President Cardoso, who is seeking re-election in less than three weeks time, built his political reputation on the Real Plan, because it meant that most Brazilians could at last hold on to their money. He knows that a devaluation of the real - which is seen as overvalued by 20 to 30 per cent - will probably be followed by high inflation. He is pulling out all the stops to defend his currency.

It may be beyond his control. Brazil's main problem for international investors is an unsustainable budget deficit of about 7 per cent of GDP, for all Mr Cardoso's success in stabilising the currency and bringing money into the country through ambitious privatisations.

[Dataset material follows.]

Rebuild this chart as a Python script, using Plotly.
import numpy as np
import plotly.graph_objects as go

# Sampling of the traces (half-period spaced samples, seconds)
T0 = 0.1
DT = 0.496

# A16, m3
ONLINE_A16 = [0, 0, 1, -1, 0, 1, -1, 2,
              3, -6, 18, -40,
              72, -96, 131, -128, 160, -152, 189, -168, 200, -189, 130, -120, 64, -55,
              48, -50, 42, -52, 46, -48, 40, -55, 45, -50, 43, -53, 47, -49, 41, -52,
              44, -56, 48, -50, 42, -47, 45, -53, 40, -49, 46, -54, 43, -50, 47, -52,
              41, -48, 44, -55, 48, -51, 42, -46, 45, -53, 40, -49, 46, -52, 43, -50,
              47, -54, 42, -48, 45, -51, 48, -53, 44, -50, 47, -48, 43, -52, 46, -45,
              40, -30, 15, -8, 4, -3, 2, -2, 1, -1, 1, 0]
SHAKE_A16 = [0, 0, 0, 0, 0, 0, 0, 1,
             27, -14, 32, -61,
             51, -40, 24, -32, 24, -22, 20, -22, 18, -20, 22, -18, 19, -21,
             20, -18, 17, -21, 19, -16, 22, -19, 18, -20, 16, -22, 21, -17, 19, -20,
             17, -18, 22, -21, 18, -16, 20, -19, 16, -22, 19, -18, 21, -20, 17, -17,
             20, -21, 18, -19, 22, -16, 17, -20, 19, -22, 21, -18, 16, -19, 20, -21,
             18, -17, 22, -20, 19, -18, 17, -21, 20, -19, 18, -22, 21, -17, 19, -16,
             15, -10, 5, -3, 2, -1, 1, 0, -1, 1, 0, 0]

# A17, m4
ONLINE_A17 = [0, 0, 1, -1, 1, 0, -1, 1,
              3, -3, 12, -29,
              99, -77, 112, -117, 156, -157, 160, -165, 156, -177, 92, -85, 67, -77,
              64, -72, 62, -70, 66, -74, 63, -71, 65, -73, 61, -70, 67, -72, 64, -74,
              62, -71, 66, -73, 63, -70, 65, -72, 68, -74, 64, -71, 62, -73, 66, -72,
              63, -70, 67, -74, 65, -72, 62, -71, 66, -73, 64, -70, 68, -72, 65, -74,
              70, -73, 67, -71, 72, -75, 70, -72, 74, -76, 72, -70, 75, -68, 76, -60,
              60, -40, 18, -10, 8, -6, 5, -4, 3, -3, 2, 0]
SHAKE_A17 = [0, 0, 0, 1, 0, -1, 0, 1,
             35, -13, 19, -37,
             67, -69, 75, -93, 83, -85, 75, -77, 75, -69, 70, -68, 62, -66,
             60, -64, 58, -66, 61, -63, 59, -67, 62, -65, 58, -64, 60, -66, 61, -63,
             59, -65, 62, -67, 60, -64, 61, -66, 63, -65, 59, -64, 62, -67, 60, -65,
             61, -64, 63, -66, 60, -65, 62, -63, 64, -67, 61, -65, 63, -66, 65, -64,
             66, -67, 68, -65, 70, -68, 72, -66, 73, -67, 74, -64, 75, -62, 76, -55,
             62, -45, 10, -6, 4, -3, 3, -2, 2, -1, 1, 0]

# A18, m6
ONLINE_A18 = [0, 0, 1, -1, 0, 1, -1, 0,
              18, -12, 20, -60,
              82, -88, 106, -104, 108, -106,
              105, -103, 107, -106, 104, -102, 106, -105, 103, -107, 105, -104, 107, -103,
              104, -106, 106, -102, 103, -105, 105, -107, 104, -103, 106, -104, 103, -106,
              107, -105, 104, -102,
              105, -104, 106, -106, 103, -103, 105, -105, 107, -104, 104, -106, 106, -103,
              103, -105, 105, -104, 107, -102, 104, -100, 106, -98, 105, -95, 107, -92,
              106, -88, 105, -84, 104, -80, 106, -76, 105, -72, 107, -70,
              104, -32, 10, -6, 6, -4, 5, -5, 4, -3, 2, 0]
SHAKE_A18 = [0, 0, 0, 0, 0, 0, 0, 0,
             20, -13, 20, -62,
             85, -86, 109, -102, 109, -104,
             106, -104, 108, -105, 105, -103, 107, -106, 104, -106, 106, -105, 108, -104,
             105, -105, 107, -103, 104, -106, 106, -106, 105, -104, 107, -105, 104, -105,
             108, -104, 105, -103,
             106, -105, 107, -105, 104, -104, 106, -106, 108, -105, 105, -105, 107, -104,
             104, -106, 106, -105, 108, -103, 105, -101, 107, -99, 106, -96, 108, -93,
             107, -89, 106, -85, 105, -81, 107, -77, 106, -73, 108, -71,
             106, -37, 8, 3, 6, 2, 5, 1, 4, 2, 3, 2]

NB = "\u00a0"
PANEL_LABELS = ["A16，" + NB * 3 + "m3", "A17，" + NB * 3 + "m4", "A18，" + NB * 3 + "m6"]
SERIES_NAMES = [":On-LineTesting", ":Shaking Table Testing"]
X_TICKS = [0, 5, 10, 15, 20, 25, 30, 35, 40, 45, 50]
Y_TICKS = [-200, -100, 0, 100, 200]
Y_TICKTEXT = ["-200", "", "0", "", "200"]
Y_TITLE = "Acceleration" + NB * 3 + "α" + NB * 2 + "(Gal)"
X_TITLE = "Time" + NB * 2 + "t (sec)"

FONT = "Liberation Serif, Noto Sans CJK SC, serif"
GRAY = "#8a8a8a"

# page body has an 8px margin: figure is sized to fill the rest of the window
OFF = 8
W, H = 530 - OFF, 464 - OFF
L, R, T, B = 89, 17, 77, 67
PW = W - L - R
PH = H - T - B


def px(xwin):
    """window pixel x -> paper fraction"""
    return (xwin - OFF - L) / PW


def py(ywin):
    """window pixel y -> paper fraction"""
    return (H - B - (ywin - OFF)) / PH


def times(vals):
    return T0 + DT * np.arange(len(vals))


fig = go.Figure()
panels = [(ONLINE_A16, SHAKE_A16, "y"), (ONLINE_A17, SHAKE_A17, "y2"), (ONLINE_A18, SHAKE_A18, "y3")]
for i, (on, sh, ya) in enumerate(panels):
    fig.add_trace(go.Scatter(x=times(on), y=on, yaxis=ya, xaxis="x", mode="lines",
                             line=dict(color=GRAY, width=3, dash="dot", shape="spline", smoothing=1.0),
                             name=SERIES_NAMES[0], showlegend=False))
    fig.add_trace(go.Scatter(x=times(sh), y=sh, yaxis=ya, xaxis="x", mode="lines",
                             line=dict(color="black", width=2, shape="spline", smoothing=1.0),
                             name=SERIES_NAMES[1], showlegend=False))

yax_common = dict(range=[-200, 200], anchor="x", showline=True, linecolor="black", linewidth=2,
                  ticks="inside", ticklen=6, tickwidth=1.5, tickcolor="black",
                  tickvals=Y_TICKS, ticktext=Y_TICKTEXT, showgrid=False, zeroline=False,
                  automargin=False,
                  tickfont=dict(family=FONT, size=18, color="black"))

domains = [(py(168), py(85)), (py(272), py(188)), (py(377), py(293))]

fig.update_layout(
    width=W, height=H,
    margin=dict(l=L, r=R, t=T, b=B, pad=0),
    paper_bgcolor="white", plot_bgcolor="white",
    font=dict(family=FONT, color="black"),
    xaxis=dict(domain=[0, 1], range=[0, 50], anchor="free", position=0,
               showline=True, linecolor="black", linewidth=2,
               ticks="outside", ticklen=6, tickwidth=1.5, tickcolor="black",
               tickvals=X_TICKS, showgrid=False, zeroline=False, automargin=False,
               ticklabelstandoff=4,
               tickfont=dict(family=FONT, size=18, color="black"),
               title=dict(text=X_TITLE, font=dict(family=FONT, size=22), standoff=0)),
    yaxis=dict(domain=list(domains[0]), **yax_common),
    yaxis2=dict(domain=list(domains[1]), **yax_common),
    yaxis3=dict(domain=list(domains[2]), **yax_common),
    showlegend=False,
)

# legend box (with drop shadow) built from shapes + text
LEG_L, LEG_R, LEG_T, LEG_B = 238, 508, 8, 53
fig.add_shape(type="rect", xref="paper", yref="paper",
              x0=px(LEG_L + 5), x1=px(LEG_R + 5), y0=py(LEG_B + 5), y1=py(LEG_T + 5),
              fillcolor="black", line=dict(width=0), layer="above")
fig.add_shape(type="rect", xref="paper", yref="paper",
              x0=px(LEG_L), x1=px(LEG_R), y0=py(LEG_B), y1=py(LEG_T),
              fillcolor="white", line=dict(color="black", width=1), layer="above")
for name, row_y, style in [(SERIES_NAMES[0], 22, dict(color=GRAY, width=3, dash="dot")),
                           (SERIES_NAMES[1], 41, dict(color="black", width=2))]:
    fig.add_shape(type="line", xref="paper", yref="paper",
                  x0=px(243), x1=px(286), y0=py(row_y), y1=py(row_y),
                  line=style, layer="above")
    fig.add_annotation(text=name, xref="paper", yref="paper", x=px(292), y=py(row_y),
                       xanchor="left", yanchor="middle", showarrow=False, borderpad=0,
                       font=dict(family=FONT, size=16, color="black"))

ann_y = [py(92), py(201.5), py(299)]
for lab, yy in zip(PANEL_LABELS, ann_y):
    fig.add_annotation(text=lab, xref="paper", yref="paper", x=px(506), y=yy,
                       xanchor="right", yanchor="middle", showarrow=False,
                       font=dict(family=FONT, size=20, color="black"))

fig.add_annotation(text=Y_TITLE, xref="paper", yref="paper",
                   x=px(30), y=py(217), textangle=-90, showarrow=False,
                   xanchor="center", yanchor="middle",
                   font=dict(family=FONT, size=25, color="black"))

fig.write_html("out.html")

Even without a big devaluation, the measures taken to protect the currency are likely to ensure that Brazil faces a recession next year. In the industrial hub of Sao Paulo, the unemployment rate is already at its highest for more than a decade, 20 per cent. The key to cutting the budget deficit is reform of Brazil's generous pension system and public spending. But President Cardoso has never persuaded congressmen to enact reforms that would reduce their powers of patronage.

Budget reform "really needs to happen now", said Joe Petry, chief economist for Latin America at Citicorp Securities in New York. "The international market has really grown impatient."

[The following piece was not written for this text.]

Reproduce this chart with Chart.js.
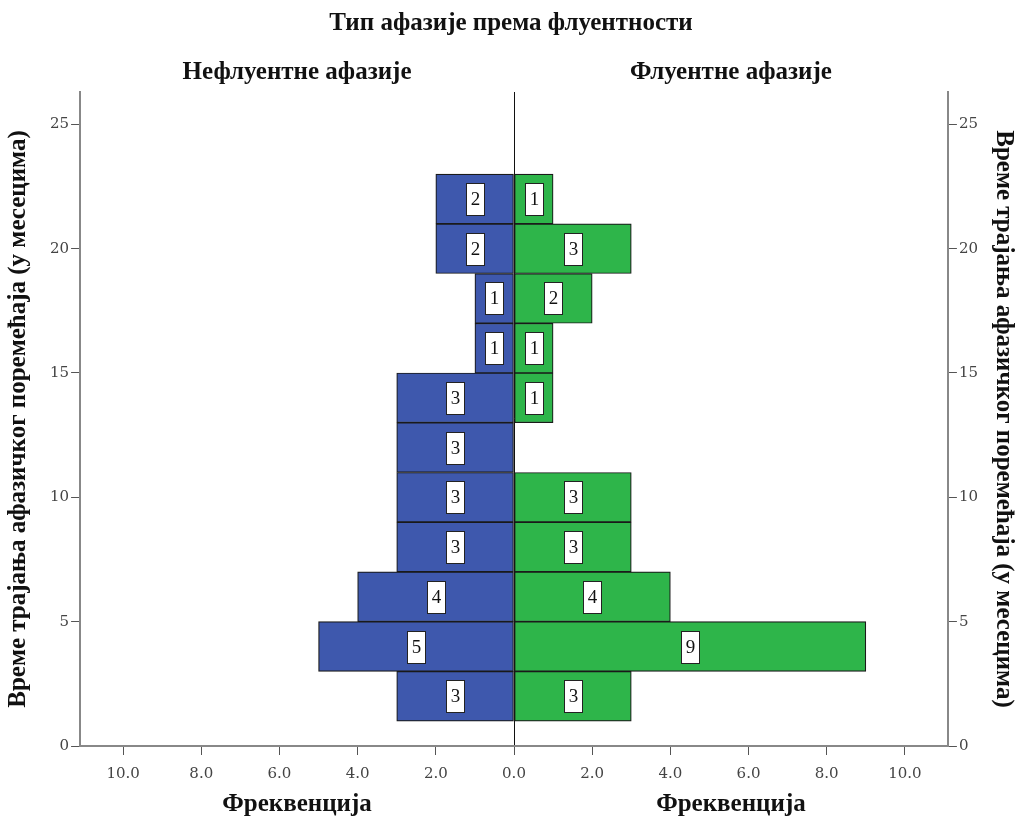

The crisis is complete turn-around for Brazil, which under Mr Cardoso was a darling of developing markets.

Now many analysts are comparing it to Mexico, where billions of dollars were wiped off shares in 1994 and the government was forced to dig deep into its reserves. The peso was devalued, and the deepest recession in half a century ensued for Mexicans.

But others say there are crucial differences: Brazil's woes are largely due to turmoil spreading from Asia and Russia, while Mexico's crisis was mostly of its own making. Moreover, Brazil has more than twice the reserves Mexico had to defend against currency speculators.

Print version

reports.guardian.co.uk



To: paul ross who wrote (18887)9/15/1998 12:18:00 AM
From: Alex  Read Replies (1) | Respond to of 116762
 
Now you've gone and done it. The better half insists that I've let a cat into the house. She ain't buying the argument of 'blame someone named paul' : - ).